@kefter
The Overdrive Harddrive is worth at least £20 to collectors. The fact you have the box will help. Let's hope someone will want want it though, as the unit itself is not practical at all these days due to the use of internal CF drives or internal 2.5" laptop hard drives.
The Blizzard is definitely worth £130.
The software and disks boxed or not aren't going to fetch much I'm afraid, although AMOSPro boxed in good condition with all disks and manual is worth at least £10.
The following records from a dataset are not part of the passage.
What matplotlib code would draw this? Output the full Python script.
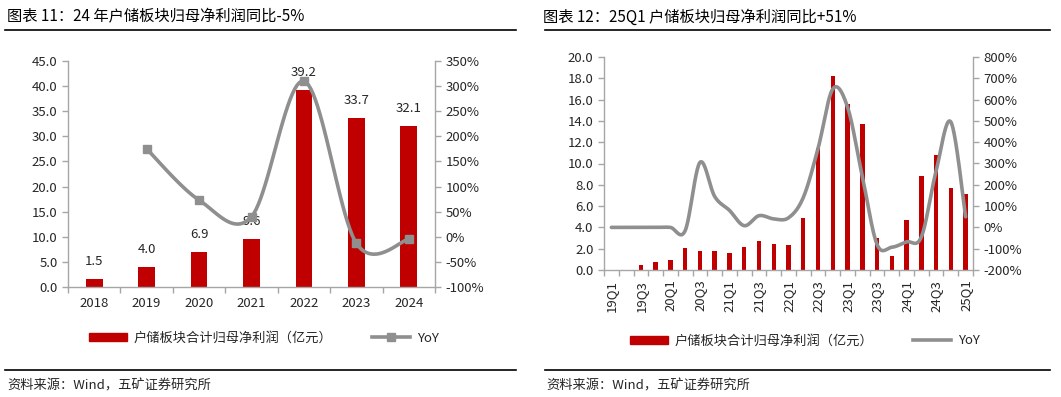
import numpy as np
import matplotlib
matplotlib.use("Agg")
import matplotlib.pyplot as plt
from matplotlib.patches import Patch
from matplotlib.lines import Line2D

plt.rcParams['font.family'] = ['Noto Sans CJK SC', 'DejaVu Sans']
plt.rcParams['axes.unicode_minus'] = False

# 图表 11: annual
years = ['2018', '2019', '2020', '2021', '2022', '2023', '2024']
profit_y = [1.5, 4.0, 6.9, 9.6, 39.2, 33.7, 32.1]
yoy_y = [None, 175, 73, 40, 310, -13, -5]

# 图表 12: quarterly
quarters = ['19Q1', '19Q2', '19Q3', '19Q4', '20Q1', '20Q2', '20Q3', '20Q4',
            '21Q1', '21Q2', '21Q3', '21Q4', '22Q1', '22Q2', '22Q3', '22Q4',
            '23Q1', '23Q2', '23Q3', '23Q4', '24Q1', '24Q2', '24Q3', '24Q4', '25Q1']
profit_q = [0, 0, 0.47, 0.76, 0.93, 2.05, 1.8, 1.8, 1.64, 2.17, 2.75, 2.48, 2.35,
            4.87, 11.5, 18.25, 15.6, 13.75, 3.05, 1.33, 4.7, 8.83, 10.8, 7.7, 7.1]
yoy_q = [0, 0, 0, 0, 0, -15, 305, 145, 80, 8, 55, 40, 45, 140, 370, 650, 565,
         240, -80, -93, -68, -45, 265, 495, 50]

bar_label = '户储板块合计归母净利润（亿元）'
RED = '#C00000'
GREY = '#8F8F8F'
SPINE = '#A6A6A6'
TXT = '#262626'


def smooth(x, y, n=24):
    # bezier smoothing similar to excel's smoothed line
    pts = np.column_stack([x, y]).astype(float)
    P = np.vstack([pts[0], pts, pts[-1]])
    out = []
    t = np.linspace(0, 1, n)[:, None]
    for i in range(len(pts) - 1):
        p0, p1, p2, p3 = P[i], P[i + 1], P[i + 2], P[i + 3]
        c1 = p1 + (p2 - p0) / 6
        c2 = p2 - (p3 - p1) / 6
        seg = (1 - t) ** 3 * p1 + 3 * (1 - t) ** 2 * t * c1 + 3 * (1 - t) * t ** 2 * c2 + t ** 3 * p2
        out.append(seg if i == 0 else seg[1:])
    s = np.vstack(out)
    return s[:, 0], s[:, 1]


def style_axes(ax, ax2, n):
    for a in (ax, ax2):
        a.spines['top'].set_visible(False)
        for s in ('left', 'right', 'bottom'):
            a.spines[s].set_color(SPINE)
            a.spines[s].set_linewidth(1.0)
        a.tick_params(axis='y', colors=SPINE, labelcolor=TXT, labelsize=9.5, length=4, width=1, direction='out')
    ax.spines['right'].set_visible(False)
    ax2.spines['left'].set_visible(False)
    ax2.spines['bottom'].set_visible(False)
    ax.set_xlim(-0.5, n - 0.5)
    ax.set_xticks(np.arange(-0.5, n, 1.0), minor=True)
    ax.tick_params(axis='x', which='minor', length=4, width=1, color=SPINE, direction='out')
    ax.tick_params(axis='x', which='major', length=0, labelcolor=TXT, labelsize=9.5)


fig = plt.figure(figsize=(10.61, 3.97), dpi=100)

# ---------- left chart ----------
ax = fig.add_axes([68 / 1061, 1 - 287 / 397, 367 / 1061, 226 / 397])
ax2 = ax.twinx()
xl = np.arange(len(years))
ax.bar(xl, profit_y, width=0.32, color=RED, zorder=2)
for xi, v in zip(xl, profit_y):
    ax.annotate(f'{v:.1f}', (xi, v), xytext=(0, 8), textcoords='offset points',
                ha='center', va='bottom', fontsize=9.5, color=TXT)
ax.set_ylim(0, 45)
ax.set_yticks(np.arange(0, 45.1, 5))
ax.set_yticklabels([f'{v:.1f}' for v in np.arange(0, 45.1, 5)])
ax.set_xticks(xl)
ax.set_xticklabels(years)
ax.tick_params(axis='x', pad=7)

xs = xl[1:]
ys = [v for v in yoy_y if v is not None]
sx, sy = smooth(xs, ys)
ax2.plot(sx, sy, color=GREY, lw=2.6, solid_capstyle='round')
ax2.plot(xs, ys, ls='none', marker='s', ms=6, color=GREY)
ax2.set_ylim(-100, 350)
ax2.set_yticks(np.arange(-100, 351, 50))
ax2.set_yticklabels([f'{v}%' for v in range(-100, 351, 50)])
style_axes(ax, ax2, len(years))

fig.legend([Patch(color=RED), Line2D([], [], color=GREY, lw=2.6, marker='s', ms=6)],
           [bar_label, 'YoY'], loc='center', bbox_to_anchor=(264 / 1061, 1 - 338 / 397),
           ncol=2, frameon=False, fontsize=9.5, handlelength=2.9, handleheight=0.6,
           handletextpad=0.5, columnspacing=3.0, labelcolor=TXT)

# ---------- right chart ----------
bx = fig.add_axes([604 / 1061, 1 - 270 / 397, 369 / 1061, 213 / 397])
bx2 = bx.twinx()
xq = np.arange(len(quarters))
bx.bar(xq, profit_q, width=0.3, color=RED, zorder=2)
bx.set_ylim(0, 20)
bx.set_yticks(np.arange(0, 20.1, 2))
bx.set_yticklabels([f'{v:.1f}' for v in np.arange(0, 20.1, 2)])
bx.set_xticks(xq[::2])
bx.set_xticklabels(quarters[::2], rotation=90)
bx.tick_params(axis='x', pad=7)

sx, sy = smooth(xq, yoy_q)
bx2.plot(sx, sy, color=GREY, lw=2.6, solid_capstyle='round')
bx2.set_ylim(-200, 800)
bx2.set_yticks(np.arange(-200, 801, 100))
bx2.set_yticklabels([f'{v}%' for v in range(-200, 801, 100)])
style_axes(bx, bx2, len(quarters))

fig.legend([Patch(color=RED), Line2D([], [], color=GREY, lw=2.6)],
           [bar_label, 'YoY'], loc='center', bbox_to_anchor=(805 / 1061, 1 - 341 / 397),
           ncol=2, frameon=False, fontsize=9.5, handlelength=2.9, handleheight=0.6,
           handletextpad=0.5, columnspacing=3.0, labelcolor=TXT)

# ---------- titles, rules, source ----------
fig.text(7 / 1061, 1 - 17 / 397, '图表 11：24 年户储板块归母净利润同比-5%', fontsize=11,
         va='center', ha='left', color='black')
fig.text(543 / 1061, 1 - 17 / 397, '图表 12：25Q1 户储板块归母净利润同比+51%', fontsize=11,
         va='center', ha='left', color='black')
for x0, x1 in ((5, 516), (545, 1050)):
    for yy in (30, 370):
        fig.add_artist(Line2D([x0 / 1061, x1 / 1061], [1 - yy / 397] * 2, color='black', lw=1.2))
fig.text(7 / 1061, 1 - 386 / 397, '资料来源：Wind，五矿证券研究所', fontsize=9.5, va='center', color=TXT)
fig.text(546 / 1061, 1 - 386 / 397, '资料来源：Wind，五矿证券研究所', fontsize=9.5, va='center', color=TXT)

fig.savefig('out.png', dpi=100)
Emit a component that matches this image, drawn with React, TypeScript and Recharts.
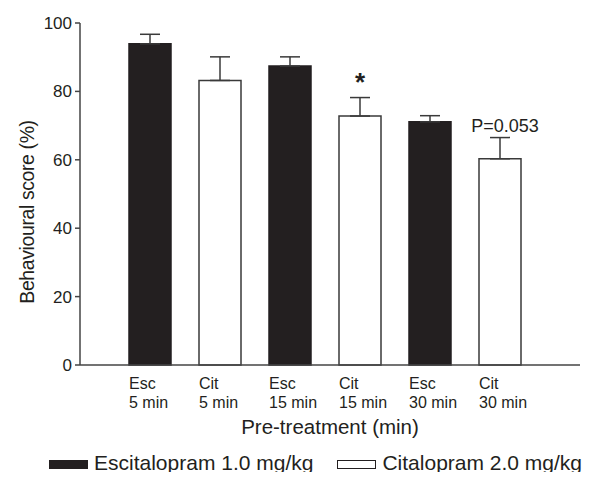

It's difficult to put a price tag for the items collectively. It will depend on the condition of the A1200 itself. A yellowed Amiga isn't as desirable as a white one. If the Amiga is perfectly white, then the whole lot could sell for £200.
@Darrin
I used to use an Archos Overdrive myself. Or was it Zappo? I can't remember, but it was the same device regardless of the name and mine had a Seagate 260MB 3.5" IDE HDD inside - Model ST3290A. Yes, standard drive which you could easily upgrade. They were marketed as such that you didn't have to break the warranty seal on the Amiga to fit the drive, and also, for those lacking technical expertise you didn't have to open the computer up either. They worked on the A600 as well as the A1200. Nice units actually. They actually boot from drive CC0: and then a tiny program on the carddisk (where CC0: was 30K in size IIRC) then mounts the hard disk and transfers control over to it, so it's then able to run the hard drive's own Startup-sequence. For instance, if you booted Workbench from floppy, then your hard disk partition(s) won't appear until you open up the CC0 drive disk icon and run the program in there called "AQ" (AmiQuest, and it had an AQ lettered icon).